** start **

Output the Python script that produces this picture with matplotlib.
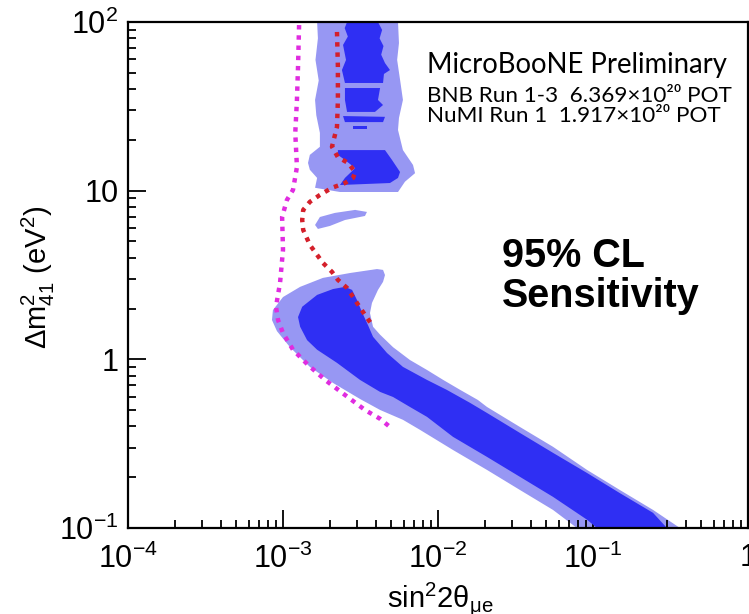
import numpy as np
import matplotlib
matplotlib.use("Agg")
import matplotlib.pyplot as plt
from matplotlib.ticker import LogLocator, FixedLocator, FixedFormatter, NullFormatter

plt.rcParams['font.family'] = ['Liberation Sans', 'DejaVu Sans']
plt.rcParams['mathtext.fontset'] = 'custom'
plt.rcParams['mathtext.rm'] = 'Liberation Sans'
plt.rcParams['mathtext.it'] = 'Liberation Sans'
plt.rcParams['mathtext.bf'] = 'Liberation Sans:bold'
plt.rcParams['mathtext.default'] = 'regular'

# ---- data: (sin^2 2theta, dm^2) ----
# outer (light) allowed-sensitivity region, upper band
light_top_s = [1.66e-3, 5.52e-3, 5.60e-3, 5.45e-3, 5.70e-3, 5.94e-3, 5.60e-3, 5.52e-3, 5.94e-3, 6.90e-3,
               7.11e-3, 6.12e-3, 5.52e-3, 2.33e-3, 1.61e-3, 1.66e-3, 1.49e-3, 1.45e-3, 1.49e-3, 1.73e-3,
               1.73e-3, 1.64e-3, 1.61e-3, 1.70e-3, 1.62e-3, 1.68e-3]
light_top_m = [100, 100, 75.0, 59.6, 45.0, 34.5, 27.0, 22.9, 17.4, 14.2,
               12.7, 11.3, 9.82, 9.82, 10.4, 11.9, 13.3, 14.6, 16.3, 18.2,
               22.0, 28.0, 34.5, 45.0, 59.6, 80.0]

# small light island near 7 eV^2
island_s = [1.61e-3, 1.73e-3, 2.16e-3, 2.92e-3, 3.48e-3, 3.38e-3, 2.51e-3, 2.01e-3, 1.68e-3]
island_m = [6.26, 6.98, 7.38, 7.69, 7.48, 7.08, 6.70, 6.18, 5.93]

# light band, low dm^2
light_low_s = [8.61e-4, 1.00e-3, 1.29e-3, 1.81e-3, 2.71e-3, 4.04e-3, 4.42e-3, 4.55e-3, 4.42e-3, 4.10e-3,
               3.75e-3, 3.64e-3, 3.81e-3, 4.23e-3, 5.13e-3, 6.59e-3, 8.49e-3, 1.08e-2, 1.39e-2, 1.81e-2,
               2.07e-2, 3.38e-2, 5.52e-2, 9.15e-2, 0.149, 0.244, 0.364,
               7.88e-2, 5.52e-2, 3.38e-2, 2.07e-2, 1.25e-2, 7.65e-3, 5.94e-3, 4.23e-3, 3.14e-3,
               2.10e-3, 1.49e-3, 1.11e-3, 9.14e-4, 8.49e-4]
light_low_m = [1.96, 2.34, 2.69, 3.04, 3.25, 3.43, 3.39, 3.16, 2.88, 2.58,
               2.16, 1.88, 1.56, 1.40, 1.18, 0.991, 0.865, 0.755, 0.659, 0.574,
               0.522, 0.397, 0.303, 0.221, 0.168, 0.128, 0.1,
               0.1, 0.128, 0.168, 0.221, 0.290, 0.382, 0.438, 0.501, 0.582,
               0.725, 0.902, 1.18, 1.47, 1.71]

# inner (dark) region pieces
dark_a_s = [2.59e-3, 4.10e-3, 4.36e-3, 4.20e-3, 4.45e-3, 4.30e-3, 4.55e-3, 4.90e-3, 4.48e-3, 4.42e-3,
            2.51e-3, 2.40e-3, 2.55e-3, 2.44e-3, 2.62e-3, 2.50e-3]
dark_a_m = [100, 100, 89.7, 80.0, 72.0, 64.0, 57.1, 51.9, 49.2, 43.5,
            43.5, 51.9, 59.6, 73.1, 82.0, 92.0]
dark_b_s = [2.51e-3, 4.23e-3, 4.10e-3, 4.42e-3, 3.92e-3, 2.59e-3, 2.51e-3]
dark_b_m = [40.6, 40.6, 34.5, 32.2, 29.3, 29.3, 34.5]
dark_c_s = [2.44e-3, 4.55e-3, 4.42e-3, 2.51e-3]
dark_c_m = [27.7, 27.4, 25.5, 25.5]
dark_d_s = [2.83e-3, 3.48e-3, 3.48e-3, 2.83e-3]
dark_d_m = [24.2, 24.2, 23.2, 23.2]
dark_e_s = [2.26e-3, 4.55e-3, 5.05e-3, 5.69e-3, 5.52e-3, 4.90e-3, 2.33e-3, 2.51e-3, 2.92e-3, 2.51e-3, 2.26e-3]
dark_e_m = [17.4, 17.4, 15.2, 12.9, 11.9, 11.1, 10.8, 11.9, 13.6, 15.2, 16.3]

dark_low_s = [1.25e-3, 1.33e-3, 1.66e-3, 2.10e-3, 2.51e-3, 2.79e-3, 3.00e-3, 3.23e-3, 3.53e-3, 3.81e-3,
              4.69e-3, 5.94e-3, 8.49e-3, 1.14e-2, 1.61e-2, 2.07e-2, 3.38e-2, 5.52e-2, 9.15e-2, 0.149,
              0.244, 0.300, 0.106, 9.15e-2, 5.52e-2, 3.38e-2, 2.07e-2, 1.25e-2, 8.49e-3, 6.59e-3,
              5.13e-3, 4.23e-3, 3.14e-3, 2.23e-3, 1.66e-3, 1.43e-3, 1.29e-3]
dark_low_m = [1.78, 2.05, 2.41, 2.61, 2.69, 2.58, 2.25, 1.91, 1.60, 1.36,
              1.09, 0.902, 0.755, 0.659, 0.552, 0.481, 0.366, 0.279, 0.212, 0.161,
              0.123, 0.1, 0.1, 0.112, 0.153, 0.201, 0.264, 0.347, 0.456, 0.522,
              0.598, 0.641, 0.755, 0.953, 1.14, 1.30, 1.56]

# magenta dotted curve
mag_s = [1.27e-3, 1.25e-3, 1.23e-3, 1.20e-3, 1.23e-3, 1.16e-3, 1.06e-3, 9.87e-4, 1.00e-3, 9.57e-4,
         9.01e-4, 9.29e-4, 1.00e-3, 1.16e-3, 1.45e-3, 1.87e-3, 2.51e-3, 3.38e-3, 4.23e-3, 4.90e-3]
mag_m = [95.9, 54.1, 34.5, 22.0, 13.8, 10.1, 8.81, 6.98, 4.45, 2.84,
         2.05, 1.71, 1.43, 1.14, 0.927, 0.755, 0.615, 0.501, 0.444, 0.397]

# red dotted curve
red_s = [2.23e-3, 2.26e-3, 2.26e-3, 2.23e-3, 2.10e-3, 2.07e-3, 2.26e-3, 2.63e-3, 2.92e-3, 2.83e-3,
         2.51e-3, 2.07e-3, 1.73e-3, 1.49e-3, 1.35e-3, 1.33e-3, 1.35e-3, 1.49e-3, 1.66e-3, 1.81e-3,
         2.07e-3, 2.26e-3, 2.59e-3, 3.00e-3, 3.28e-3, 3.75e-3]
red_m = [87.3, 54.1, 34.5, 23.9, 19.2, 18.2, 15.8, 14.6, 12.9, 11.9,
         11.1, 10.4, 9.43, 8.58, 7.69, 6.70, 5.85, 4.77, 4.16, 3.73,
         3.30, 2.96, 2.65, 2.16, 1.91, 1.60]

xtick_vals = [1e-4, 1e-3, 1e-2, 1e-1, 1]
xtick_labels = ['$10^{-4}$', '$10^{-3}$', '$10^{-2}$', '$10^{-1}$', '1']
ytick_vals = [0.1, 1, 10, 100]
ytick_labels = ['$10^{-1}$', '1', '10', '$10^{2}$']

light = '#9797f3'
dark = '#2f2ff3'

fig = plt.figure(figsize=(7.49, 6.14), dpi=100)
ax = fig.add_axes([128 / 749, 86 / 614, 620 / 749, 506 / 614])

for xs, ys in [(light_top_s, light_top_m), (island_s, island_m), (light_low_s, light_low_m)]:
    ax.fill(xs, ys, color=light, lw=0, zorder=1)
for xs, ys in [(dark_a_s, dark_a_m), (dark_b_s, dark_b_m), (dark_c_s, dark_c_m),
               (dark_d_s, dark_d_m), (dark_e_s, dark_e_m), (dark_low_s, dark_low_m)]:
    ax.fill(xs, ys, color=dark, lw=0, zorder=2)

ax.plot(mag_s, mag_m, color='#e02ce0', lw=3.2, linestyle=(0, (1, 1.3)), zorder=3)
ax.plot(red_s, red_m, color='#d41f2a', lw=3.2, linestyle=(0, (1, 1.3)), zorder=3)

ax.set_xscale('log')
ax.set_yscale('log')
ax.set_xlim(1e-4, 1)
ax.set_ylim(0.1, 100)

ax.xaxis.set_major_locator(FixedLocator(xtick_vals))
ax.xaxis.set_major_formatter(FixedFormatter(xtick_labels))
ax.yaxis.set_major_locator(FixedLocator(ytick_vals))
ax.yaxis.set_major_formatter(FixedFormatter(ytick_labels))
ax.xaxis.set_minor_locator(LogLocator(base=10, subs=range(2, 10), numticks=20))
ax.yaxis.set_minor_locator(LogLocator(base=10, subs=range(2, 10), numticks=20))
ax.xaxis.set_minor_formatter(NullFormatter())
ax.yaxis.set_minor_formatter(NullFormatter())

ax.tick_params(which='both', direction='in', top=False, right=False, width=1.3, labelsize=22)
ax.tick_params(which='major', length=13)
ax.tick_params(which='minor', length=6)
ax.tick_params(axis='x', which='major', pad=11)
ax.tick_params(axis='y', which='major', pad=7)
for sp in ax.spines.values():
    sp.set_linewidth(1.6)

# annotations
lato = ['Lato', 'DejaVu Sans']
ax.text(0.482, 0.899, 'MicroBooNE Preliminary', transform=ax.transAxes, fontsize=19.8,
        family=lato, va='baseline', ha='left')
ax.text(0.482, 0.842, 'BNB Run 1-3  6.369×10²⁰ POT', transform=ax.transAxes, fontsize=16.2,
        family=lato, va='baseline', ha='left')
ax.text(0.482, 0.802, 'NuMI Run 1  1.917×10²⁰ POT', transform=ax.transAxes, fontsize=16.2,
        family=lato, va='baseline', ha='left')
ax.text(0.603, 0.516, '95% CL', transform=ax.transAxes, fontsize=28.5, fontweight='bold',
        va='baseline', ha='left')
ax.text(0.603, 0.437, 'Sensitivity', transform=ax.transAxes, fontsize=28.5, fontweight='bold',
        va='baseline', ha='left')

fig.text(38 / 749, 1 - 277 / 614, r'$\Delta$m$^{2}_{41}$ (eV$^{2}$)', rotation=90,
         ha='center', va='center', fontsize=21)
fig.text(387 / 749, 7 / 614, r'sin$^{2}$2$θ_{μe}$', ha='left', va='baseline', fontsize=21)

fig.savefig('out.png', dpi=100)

** end **
** start **

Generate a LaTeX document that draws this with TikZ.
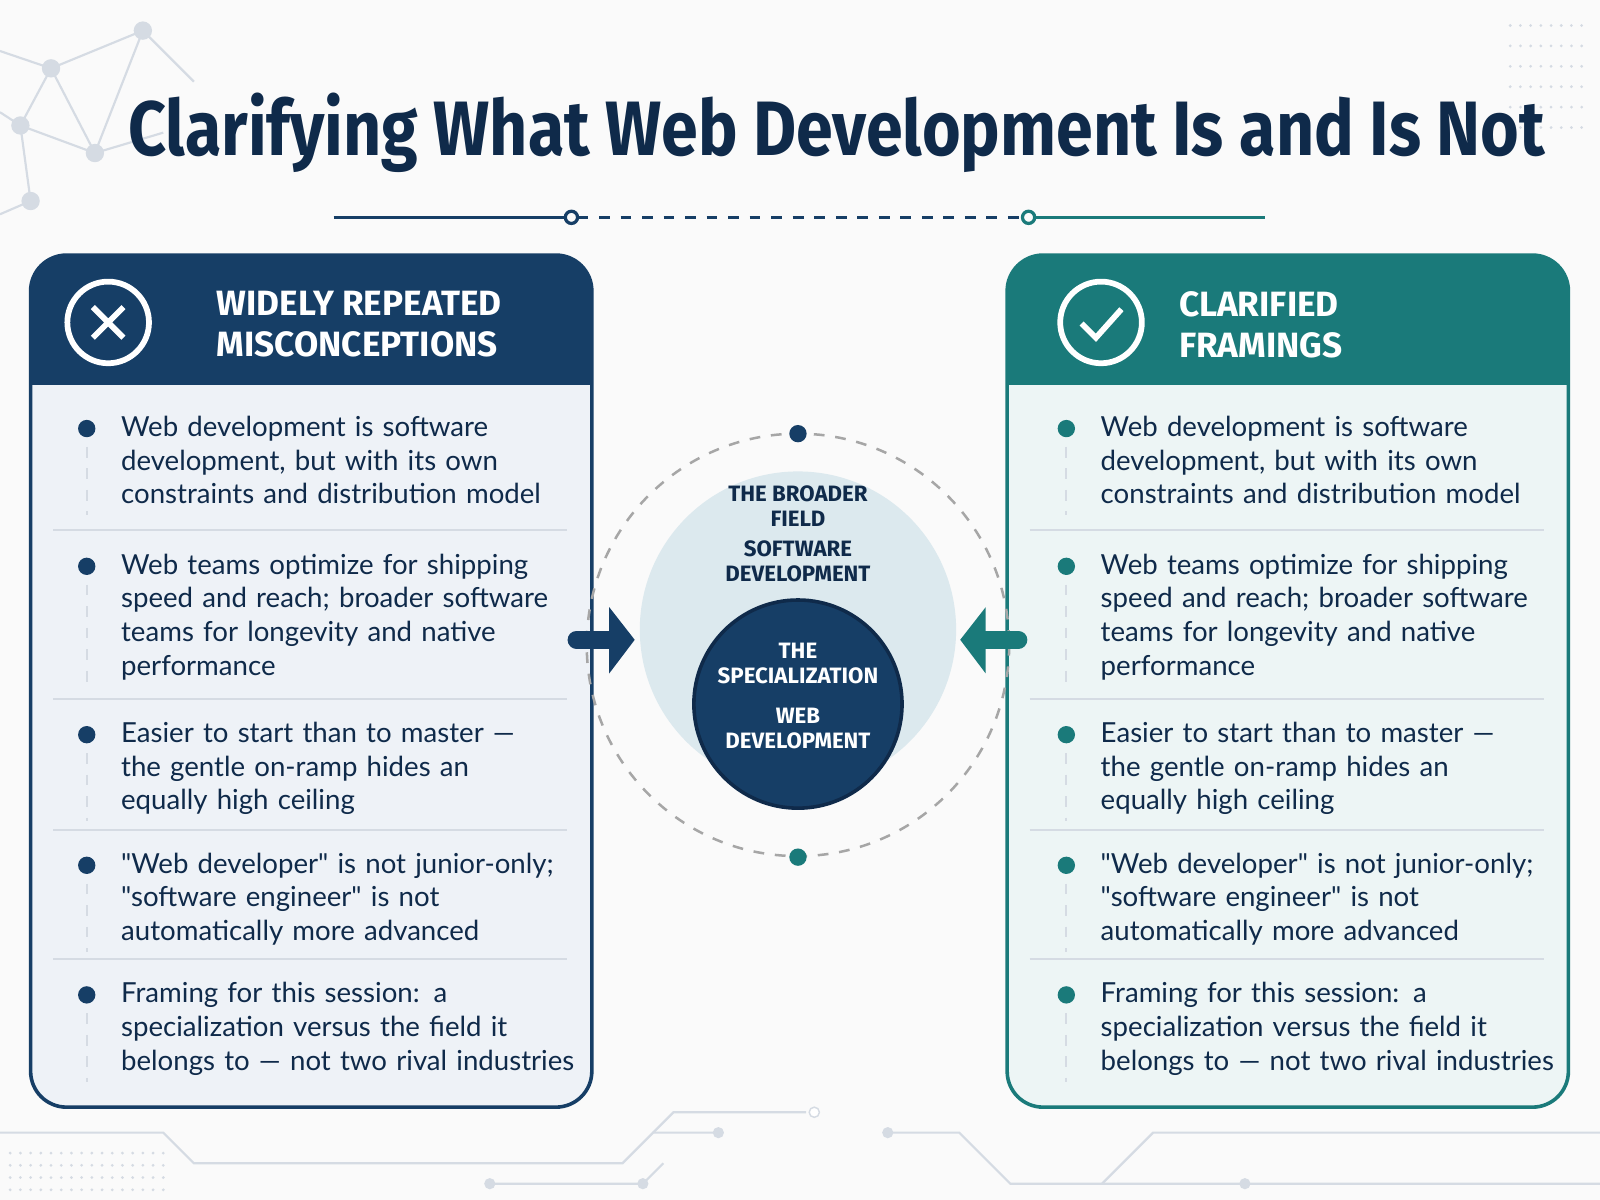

** end **
** start **

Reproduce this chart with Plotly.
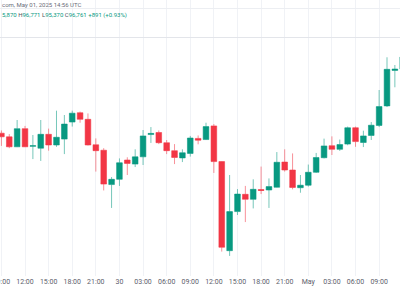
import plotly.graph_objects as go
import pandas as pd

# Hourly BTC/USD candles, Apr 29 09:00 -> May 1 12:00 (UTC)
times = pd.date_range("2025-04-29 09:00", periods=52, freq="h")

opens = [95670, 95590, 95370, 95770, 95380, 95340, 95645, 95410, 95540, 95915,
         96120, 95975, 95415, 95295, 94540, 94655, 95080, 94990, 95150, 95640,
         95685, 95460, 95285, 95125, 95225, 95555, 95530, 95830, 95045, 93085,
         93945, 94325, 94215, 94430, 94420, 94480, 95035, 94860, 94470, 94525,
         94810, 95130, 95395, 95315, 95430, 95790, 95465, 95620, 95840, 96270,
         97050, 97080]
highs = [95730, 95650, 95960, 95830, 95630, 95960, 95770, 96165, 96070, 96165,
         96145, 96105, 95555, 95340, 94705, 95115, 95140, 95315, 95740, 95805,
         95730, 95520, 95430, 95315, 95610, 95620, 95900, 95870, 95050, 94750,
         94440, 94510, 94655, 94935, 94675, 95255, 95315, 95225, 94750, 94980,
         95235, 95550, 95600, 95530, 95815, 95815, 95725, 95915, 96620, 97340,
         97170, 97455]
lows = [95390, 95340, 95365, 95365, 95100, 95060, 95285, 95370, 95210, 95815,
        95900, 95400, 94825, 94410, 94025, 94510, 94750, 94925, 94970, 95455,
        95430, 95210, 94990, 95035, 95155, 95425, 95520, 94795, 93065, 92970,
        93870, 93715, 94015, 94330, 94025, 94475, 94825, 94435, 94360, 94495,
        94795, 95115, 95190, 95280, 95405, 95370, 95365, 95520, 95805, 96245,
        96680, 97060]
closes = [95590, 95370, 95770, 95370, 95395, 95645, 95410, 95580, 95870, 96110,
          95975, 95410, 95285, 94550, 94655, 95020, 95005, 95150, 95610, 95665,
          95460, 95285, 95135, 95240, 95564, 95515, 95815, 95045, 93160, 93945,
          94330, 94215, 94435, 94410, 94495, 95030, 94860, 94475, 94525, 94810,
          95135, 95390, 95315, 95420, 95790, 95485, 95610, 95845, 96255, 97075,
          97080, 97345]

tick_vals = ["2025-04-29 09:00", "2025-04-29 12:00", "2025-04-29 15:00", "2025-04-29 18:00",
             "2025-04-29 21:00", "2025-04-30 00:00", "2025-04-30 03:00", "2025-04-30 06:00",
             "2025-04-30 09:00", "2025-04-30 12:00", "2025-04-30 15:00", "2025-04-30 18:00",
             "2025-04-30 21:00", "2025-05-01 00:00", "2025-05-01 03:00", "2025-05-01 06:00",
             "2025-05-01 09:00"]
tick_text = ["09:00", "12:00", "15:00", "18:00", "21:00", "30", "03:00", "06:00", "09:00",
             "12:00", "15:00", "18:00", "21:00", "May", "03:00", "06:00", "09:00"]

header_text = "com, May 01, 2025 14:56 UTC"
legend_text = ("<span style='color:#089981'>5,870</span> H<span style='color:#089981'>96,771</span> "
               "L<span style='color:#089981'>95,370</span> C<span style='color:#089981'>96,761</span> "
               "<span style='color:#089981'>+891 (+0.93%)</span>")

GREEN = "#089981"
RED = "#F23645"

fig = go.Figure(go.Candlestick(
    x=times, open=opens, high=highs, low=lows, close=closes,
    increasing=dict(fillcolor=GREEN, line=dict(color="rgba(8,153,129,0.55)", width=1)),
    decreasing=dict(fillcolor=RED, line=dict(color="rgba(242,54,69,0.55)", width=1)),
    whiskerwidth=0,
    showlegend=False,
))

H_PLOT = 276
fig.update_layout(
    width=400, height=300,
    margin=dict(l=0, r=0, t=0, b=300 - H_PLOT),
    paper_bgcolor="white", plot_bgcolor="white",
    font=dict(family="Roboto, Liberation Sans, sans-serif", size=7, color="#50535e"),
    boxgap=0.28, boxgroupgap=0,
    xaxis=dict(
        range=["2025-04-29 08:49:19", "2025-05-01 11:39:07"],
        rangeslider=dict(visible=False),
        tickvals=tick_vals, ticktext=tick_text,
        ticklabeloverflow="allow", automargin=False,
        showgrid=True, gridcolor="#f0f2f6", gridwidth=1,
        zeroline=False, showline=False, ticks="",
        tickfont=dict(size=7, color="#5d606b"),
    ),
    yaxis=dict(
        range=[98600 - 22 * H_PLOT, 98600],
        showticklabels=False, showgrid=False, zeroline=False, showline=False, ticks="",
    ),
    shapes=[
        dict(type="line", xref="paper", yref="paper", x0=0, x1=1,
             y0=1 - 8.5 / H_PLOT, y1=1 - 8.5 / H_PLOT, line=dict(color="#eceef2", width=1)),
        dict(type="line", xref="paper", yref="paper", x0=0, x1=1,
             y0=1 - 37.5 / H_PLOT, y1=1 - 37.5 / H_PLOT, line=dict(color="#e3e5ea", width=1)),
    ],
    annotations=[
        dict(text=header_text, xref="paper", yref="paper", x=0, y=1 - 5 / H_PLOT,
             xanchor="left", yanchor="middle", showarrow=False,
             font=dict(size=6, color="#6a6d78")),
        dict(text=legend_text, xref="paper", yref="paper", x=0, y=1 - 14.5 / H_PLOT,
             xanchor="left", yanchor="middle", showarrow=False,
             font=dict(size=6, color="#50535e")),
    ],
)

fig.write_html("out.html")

** end **

▶ _DIRECTIVE_
Omit the pictures. Extract exactly the lines that begin with the one holding "Output the Python" and end with the one holding "from matplotlib.ticker import", inclusive.

▶ _OUTPUT FOR THIS TASK_
Output the Python script that produces this picture with matplotlib.
import numpy as np
import matplotlib
matplotlib.use("Agg")
import matplotlib.pyplot as plt
from matplotlib.ticker import LogLocator, FixedLocator, FixedFormatter, NullFormatter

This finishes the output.